* GIVEN PROBLEM:
For the entries below, copy exactly the line that contains "Recreate this image" through the line that contains "ax.tick_params(axis='x', pad=10)", both ends included, and exclude all pictures.
○ ○ ○ ○ ○
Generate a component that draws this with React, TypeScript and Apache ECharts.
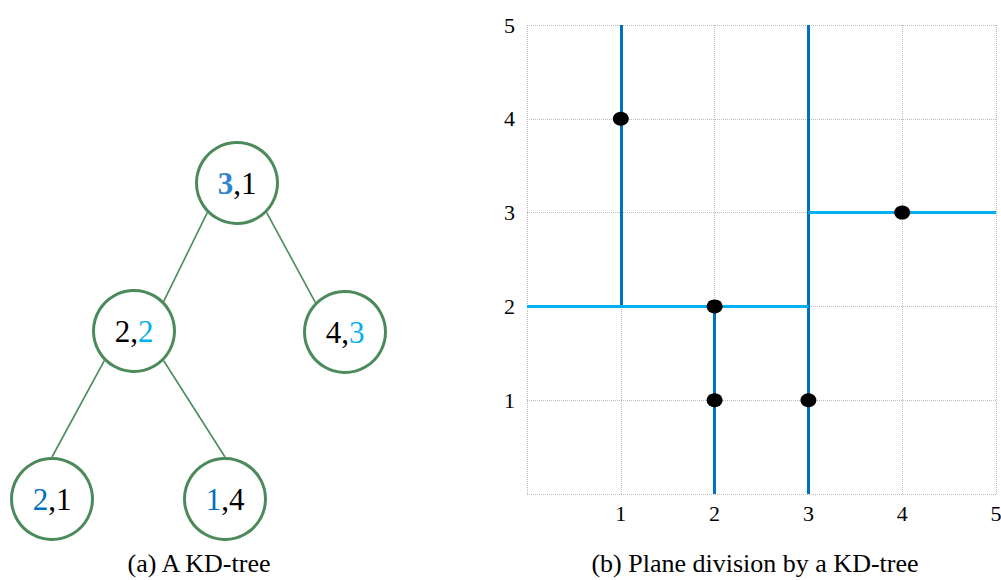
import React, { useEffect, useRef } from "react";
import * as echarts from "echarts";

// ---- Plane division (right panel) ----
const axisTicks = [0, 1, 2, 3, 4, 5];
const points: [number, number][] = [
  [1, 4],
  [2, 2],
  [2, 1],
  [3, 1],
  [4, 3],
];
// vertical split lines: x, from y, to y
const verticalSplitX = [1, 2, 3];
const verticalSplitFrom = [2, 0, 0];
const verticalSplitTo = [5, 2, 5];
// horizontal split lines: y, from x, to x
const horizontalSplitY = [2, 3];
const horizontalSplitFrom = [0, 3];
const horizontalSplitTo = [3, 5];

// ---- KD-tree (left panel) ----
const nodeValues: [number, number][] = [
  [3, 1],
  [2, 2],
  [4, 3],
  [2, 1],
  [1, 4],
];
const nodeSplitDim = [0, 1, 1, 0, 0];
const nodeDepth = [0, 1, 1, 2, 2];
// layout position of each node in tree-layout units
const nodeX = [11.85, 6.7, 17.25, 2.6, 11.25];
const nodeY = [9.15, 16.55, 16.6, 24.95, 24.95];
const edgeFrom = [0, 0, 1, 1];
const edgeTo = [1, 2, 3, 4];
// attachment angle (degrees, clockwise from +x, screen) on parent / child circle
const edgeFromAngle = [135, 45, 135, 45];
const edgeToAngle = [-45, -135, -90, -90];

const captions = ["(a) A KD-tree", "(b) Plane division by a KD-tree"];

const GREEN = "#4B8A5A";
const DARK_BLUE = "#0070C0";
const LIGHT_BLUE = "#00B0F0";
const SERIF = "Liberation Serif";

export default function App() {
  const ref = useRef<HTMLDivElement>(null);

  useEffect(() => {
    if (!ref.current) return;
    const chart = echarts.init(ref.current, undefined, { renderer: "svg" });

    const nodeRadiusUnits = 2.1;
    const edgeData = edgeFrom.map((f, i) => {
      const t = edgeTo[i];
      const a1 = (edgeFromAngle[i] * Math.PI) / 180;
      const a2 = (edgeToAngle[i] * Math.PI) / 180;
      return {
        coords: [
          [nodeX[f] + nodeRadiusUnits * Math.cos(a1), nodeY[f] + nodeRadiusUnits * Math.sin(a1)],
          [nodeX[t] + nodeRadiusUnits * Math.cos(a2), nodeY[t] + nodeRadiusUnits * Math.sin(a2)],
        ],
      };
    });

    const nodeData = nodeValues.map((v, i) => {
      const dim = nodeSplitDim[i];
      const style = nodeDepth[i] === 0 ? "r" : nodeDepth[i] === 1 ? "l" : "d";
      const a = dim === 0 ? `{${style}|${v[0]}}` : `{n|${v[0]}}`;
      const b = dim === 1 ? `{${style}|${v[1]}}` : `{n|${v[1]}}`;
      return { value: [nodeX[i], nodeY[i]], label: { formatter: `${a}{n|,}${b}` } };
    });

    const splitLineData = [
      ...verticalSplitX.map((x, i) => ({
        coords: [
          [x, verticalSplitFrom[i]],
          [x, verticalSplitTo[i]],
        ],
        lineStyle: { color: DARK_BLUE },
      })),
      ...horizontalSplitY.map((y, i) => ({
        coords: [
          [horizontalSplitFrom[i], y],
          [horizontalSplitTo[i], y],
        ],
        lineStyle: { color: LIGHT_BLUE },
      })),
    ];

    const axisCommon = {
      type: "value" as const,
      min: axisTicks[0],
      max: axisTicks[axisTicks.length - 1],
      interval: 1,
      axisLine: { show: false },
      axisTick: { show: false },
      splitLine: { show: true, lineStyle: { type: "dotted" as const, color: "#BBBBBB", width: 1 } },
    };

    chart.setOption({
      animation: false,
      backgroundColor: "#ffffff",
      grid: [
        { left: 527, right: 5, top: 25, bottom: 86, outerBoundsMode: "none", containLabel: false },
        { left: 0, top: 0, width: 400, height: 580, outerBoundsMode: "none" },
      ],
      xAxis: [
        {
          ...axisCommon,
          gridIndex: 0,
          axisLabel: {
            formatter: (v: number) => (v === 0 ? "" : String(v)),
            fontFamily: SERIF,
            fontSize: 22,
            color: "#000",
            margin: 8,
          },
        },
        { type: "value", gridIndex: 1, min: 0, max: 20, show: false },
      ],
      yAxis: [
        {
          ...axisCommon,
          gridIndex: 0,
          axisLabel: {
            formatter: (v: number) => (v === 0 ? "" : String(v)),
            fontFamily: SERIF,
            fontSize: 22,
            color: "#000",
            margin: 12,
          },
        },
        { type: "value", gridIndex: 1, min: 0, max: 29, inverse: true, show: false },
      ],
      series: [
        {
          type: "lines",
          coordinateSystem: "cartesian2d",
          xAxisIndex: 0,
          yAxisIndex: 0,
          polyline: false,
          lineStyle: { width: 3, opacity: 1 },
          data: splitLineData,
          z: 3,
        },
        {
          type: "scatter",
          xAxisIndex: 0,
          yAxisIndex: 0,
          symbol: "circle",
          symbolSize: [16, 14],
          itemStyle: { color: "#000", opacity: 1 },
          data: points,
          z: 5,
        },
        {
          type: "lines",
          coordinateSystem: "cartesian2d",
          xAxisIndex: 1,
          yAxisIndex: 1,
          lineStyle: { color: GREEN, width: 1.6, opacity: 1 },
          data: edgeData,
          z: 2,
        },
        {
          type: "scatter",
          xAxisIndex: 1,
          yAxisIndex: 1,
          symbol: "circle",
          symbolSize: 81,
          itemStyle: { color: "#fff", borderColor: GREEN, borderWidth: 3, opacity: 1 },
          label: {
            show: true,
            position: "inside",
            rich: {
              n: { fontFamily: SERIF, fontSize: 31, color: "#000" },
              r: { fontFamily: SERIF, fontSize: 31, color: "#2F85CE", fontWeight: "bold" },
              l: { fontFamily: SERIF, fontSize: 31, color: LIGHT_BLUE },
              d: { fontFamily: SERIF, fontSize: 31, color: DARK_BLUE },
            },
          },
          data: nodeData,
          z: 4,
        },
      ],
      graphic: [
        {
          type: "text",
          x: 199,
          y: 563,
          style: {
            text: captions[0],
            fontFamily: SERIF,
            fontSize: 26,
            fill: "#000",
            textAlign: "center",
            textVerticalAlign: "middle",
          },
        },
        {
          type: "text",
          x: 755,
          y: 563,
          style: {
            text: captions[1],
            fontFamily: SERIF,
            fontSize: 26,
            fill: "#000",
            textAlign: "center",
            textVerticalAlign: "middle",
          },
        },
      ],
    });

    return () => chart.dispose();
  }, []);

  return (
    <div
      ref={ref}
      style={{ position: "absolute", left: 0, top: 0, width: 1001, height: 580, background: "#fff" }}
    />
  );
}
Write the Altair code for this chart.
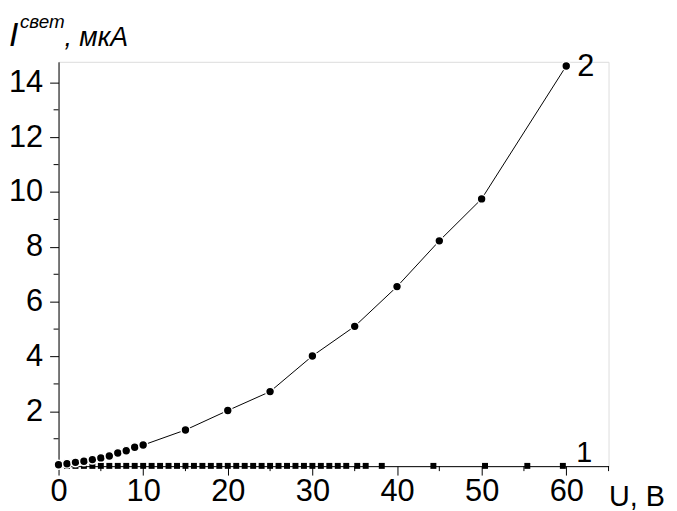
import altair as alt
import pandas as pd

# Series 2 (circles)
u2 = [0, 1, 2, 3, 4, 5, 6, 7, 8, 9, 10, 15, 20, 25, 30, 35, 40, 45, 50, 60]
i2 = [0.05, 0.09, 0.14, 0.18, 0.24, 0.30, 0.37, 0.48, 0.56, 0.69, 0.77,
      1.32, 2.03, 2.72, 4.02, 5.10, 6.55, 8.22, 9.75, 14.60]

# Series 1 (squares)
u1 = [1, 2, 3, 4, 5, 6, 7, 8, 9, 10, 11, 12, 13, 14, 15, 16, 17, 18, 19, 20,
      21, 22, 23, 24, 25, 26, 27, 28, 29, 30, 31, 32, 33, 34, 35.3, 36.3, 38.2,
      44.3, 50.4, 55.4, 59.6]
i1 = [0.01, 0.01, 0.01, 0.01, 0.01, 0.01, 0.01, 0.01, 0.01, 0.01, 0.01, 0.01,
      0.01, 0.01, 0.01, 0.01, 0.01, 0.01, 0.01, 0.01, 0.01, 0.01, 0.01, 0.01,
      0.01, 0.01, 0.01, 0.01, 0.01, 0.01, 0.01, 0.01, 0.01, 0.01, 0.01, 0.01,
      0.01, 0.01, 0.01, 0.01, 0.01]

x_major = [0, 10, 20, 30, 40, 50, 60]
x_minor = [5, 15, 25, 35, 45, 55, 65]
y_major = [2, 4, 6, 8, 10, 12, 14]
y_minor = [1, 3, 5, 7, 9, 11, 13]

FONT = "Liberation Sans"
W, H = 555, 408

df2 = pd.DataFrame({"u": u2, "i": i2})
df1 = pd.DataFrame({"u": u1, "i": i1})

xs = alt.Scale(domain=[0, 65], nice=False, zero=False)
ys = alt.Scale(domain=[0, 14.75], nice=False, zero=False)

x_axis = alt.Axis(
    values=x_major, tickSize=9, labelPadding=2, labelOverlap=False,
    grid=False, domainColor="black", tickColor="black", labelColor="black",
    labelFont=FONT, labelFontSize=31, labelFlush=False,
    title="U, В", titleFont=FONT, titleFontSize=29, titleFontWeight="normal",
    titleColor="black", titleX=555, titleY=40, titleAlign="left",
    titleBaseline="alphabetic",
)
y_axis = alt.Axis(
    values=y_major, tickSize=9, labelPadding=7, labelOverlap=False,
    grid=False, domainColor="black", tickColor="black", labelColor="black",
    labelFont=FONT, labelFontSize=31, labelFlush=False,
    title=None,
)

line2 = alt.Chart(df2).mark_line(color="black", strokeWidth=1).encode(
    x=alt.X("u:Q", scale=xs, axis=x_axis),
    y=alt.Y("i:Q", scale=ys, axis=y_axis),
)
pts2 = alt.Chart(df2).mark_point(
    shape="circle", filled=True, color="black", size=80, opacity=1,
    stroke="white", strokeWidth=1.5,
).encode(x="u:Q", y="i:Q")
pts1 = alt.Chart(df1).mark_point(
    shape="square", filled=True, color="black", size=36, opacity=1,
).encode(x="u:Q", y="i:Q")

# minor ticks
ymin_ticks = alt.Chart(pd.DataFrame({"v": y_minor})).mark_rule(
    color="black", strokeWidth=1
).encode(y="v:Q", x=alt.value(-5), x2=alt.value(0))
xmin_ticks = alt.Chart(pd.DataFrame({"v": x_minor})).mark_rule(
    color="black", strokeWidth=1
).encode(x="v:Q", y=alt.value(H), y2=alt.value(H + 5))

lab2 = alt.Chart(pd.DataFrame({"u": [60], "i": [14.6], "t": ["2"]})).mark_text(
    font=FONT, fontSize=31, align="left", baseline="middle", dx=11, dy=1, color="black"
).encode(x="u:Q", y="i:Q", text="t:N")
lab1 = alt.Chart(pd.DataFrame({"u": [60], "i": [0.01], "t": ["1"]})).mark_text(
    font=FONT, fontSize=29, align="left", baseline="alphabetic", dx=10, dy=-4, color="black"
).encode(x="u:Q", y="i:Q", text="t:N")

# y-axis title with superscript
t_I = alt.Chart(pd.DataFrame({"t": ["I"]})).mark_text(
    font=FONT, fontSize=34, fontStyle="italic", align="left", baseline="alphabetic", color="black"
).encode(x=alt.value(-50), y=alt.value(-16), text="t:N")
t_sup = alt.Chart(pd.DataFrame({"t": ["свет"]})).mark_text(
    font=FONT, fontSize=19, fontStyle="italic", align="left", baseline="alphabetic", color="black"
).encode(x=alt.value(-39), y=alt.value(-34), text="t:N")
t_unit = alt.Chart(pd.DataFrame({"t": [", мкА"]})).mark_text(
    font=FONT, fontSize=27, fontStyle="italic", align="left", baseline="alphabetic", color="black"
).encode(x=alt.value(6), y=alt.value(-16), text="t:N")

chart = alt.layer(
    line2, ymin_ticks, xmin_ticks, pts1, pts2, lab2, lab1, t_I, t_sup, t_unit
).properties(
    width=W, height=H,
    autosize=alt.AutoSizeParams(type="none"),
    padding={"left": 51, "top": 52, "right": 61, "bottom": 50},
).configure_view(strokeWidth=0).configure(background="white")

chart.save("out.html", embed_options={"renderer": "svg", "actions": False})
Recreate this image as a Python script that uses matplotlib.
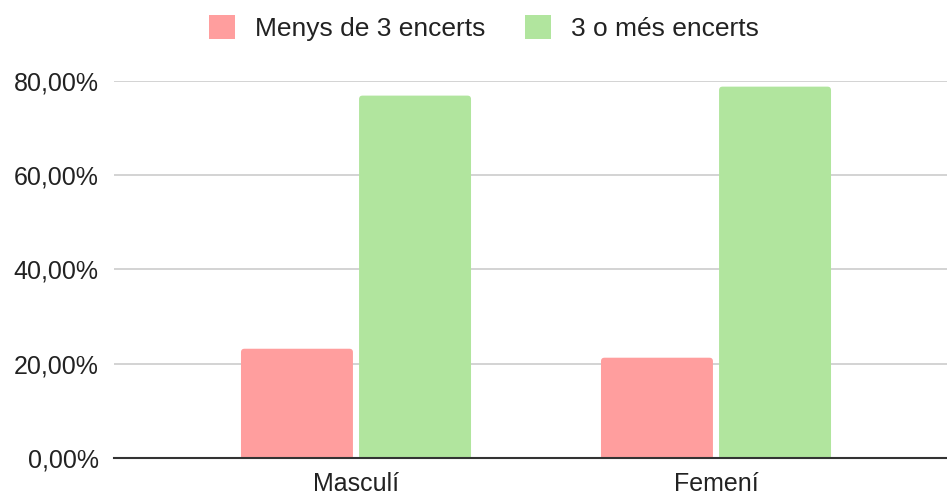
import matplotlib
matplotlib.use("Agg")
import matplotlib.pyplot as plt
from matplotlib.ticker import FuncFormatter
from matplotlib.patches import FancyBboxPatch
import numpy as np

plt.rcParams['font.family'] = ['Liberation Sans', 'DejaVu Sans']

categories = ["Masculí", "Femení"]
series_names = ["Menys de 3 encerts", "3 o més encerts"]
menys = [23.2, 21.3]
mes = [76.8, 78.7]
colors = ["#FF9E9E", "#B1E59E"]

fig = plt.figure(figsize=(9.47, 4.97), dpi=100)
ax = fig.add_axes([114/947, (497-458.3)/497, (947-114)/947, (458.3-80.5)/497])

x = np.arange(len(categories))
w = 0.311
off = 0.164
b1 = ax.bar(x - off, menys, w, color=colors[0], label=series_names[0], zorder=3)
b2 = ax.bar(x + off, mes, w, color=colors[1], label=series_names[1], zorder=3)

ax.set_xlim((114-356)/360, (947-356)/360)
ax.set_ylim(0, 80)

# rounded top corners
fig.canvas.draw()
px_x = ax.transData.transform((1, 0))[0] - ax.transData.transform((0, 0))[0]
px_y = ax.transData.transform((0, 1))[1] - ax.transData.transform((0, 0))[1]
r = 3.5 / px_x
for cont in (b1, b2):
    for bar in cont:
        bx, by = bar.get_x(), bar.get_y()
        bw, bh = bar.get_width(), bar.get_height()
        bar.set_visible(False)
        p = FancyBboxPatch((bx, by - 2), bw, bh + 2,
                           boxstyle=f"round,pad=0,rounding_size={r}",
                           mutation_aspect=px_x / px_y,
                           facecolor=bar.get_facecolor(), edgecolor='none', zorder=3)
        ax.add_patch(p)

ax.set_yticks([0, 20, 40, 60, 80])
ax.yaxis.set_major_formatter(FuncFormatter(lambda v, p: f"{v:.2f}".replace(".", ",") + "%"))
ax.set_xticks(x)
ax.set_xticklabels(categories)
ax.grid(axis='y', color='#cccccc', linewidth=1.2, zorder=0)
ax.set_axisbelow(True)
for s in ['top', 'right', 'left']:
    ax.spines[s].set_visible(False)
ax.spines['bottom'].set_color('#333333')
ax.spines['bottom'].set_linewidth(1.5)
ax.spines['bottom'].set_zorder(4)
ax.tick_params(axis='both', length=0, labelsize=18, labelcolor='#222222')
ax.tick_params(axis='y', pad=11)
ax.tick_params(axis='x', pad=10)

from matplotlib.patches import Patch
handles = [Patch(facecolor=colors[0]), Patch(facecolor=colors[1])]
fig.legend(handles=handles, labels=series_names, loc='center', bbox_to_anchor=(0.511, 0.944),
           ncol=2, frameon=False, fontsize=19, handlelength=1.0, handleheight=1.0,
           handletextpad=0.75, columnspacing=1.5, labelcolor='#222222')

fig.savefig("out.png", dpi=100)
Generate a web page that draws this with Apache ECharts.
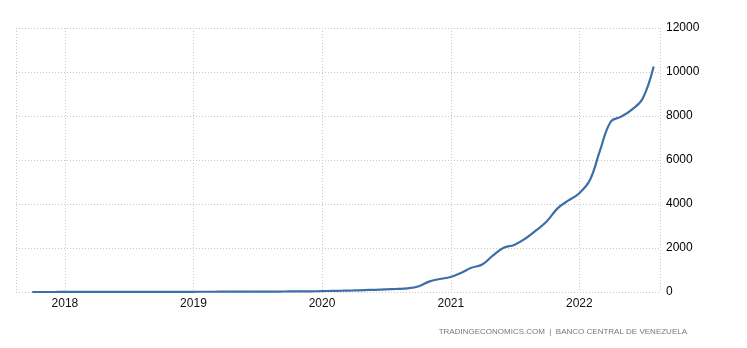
○ ○ ○ ○ ○
* SOLUTION:
Recreate this image as a Python script that uses matplotlib.
import matplotlib
matplotlib.use("Agg")
import matplotlib.pyplot as plt
from matplotlib.ticker import FuncFormatter
from matplotlib.patches import FancyBboxPatch
import numpy as np

plt.rcParams['font.family'] = ['Liberation Sans', 'DejaVu Sans']

categories = ["Masculí", "Femení"]
series_names = ["Menys de 3 encerts", "3 o més encerts"]
menys = [23.2, 21.3]
mes = [76.8, 78.7]
colors = ["#FF9E9E", "#B1E59E"]

fig = plt.figure(figsize=(9.47, 4.97), dpi=100)
ax = fig.add_axes([114/947, (497-458.3)/497, (947-114)/947, (458.3-80.5)/497])

x = np.arange(len(categories))
w = 0.311
off = 0.164
b1 = ax.bar(x - off, menys, w, color=colors[0], label=series_names[0], zorder=3)
b2 = ax.bar(x + off, mes, w, color=colors[1], label=series_names[1], zorder=3)

ax.set_xlim((114-356)/360, (947-356)/360)
ax.set_ylim(0, 80)

# rounded top corners
fig.canvas.draw()
px_x = ax.transData.transform((1, 0))[0] - ax.transData.transform((0, 0))[0]
px_y = ax.transData.transform((0, 1))[1] - ax.transData.transform((0, 0))[1]
r = 3.5 / px_x
for cont in (b1, b2):
    for bar in cont:
        bx, by = bar.get_x(), bar.get_y()
        bw, bh = bar.get_width(), bar.get_height()
        bar.set_visible(False)
        p = FancyBboxPatch((bx, by - 2), bw, bh + 2,
                           boxstyle=f"round,pad=0,rounding_size={r}",
                           mutation_aspect=px_x / px_y,
                           facecolor=bar.get_facecolor(), edgecolor='none', zorder=3)
        ax.add_patch(p)

ax.set_yticks([0, 20, 40, 60, 80])
ax.yaxis.set_major_formatter(FuncFormatter(lambda v, p: f"{v:.2f}".replace(".", ",") + "%"))
ax.set_xticks(x)
ax.set_xticklabels(categories)
ax.grid(axis='y', color='#cccccc', linewidth=1.2, zorder=0)
ax.set_axisbelow(True)
for s in ['top', 'right', 'left']:
    ax.spines[s].set_visible(False)
ax.spines['bottom'].set_color('#333333')
ax.spines['bottom'].set_linewidth(1.5)
ax.spines['bottom'].set_zorder(4)
ax.tick_params(axis='both', length=0, labelsize=18, labelcolor='#222222')
ax.tick_params(axis='y', pad=11)
ax.tick_params(axis='x', pad=10)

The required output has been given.